Sintaxe 19/12/2023
Em defesa de Simão
Para quem não sabe, este perfil não passa de um pequeno projeto onde eu comento, avalio ou apenas expresso pensamentos e emoções surgidas durante a leitura de obras mais desconhecidas, compradas ou emprestadas - pela minha queridíssima biblioteca universitária - com o fim específico de serem postadas aqui, neste aplicativo. Meu único desejo é expandir meus horizontes literários, pois, mui embebido em clássicos, raramente me ponho a ler os livros esquecidos pelo tempo... Nessa toada, mas nem tanto, decidi compartilhar o que me veio à cabeça e ao coração ao ler esta peça, ela mesma mais ou menos desconhecida enquanto o autor é praticamente estrela de cinema, sobretudo pelo incrível O Pagador de Promessas. Não faço "reviews", ao menos, não puramente. Escrevo, apenas. E decidi escrever, neste caso, em defesa de um dos personagens rechaçados no interior e no exterior da narrativa do drama.
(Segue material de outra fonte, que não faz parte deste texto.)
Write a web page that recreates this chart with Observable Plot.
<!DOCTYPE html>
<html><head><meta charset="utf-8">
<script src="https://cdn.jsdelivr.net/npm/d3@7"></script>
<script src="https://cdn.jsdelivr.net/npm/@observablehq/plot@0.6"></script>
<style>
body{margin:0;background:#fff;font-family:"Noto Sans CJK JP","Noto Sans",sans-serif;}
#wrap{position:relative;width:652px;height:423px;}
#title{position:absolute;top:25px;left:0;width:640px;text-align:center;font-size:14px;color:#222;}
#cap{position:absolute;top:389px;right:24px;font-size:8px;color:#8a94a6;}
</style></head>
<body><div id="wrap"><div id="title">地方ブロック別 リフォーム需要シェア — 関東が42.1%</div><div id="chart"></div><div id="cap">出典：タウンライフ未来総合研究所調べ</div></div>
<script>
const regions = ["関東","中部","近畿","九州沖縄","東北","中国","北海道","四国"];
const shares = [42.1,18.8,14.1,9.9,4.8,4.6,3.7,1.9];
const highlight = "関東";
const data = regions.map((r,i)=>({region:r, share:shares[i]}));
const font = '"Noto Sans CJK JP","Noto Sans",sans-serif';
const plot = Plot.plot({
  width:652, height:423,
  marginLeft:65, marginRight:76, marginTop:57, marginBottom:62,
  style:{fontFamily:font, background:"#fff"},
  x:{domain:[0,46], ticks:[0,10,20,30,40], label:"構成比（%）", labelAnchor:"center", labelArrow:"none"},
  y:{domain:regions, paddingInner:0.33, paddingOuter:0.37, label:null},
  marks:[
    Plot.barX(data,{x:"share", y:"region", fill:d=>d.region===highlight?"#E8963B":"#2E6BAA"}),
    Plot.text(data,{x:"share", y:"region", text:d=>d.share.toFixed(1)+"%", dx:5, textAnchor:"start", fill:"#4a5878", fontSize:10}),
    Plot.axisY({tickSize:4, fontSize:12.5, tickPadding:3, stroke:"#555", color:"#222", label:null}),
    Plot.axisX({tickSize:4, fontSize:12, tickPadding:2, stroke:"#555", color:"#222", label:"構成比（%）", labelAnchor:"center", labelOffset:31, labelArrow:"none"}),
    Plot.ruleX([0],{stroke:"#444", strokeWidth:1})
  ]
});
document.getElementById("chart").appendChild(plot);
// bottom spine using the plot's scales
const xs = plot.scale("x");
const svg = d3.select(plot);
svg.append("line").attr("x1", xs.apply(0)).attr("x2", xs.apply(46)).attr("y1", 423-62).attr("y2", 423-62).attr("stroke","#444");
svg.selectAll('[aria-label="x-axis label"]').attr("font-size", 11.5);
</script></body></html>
Simão, pai de Branca, é condenado pelo escritor por sua covardia, egoísmo e fraqueza. Frente à tortura de Augusto, o velho cristão-novo nada faz e prefere salvar sua vida à defender qualquer causa, grande ou pequena, em direto contraste com o noivo idealista. Ora, é claro que este personagem é rechaçado: mesquinho e velho, defende a própria vida em detrimento dos outros! Entretanto... Por que não? Qual o problema de uma defesa à vida? Dias Gomes pretende criticar a falta de conteúdo valorativo no âmago de Simão? Mas há sim um conteúdo deste tipo! Simão é verdadeiro adorador da vida! Sua ideologia é a vida ela mesma! É vero que, tendo sofrido nas mãos da perseguição inquisitorial, tal qual seu pai, ele acaba se afastando dos modos tradicionalmente judaicos da família. Só isso já seria o bastante para no mínimo compreender suas razões. Vivendo a vida inteira com medo, quem não capitularia? Ele viu a morte de perto, tem direito de sobre isso falar. Contudo, mais que isto, parece-me que o pai de Branca valoriza a vida mais do que as causas terrestres ou celestes. Feito os pais de Admeto, ele quer viver mesmo que isto custe as ideias dos homens. Genuíno heleno, nada há de mais precioso que a vida! Por que somos tão rápidos em censurar tais sujeitos? Parece-me que, comandados pela verdadeira ideologia do capital (no sentido, agora, marxiano da palavra), acreditamos com muita facilidade no ideal do sacrifício "elevado" em nome da pátria, do povo ou qualquer invencionice aceita entrementes. Não é por falta de resolução que Simão cede, mas por defender algo ainda mais profundo: a vida. Com todas suas dores e contradições, é a matéria do corpo que deve ser salva, não os arabescos no ar por nome de "ideais". É realmente uma pena que Dias Gomes acredite haver mais virtude num padre autoritário, crente cego da "verdade" católica, do que em Simão, realista ponderado capaz de enxergar as bizarrices da imaginação humana! E o próprio dramaturgo parece conter em si opiniões contraditórias ao desprezar a deformação do espírito humano quando dominado por suas causas inventadas, e, ao mesmo tempo, transformar Augusto e Branca em mártires altivos capazes de se sacrificarem por suas causas. Não há aí uma falta de auto-crítica? Não sei, não sou analista! Só sei que adorei a peça e adorei mais ainda o injustiçado Simão!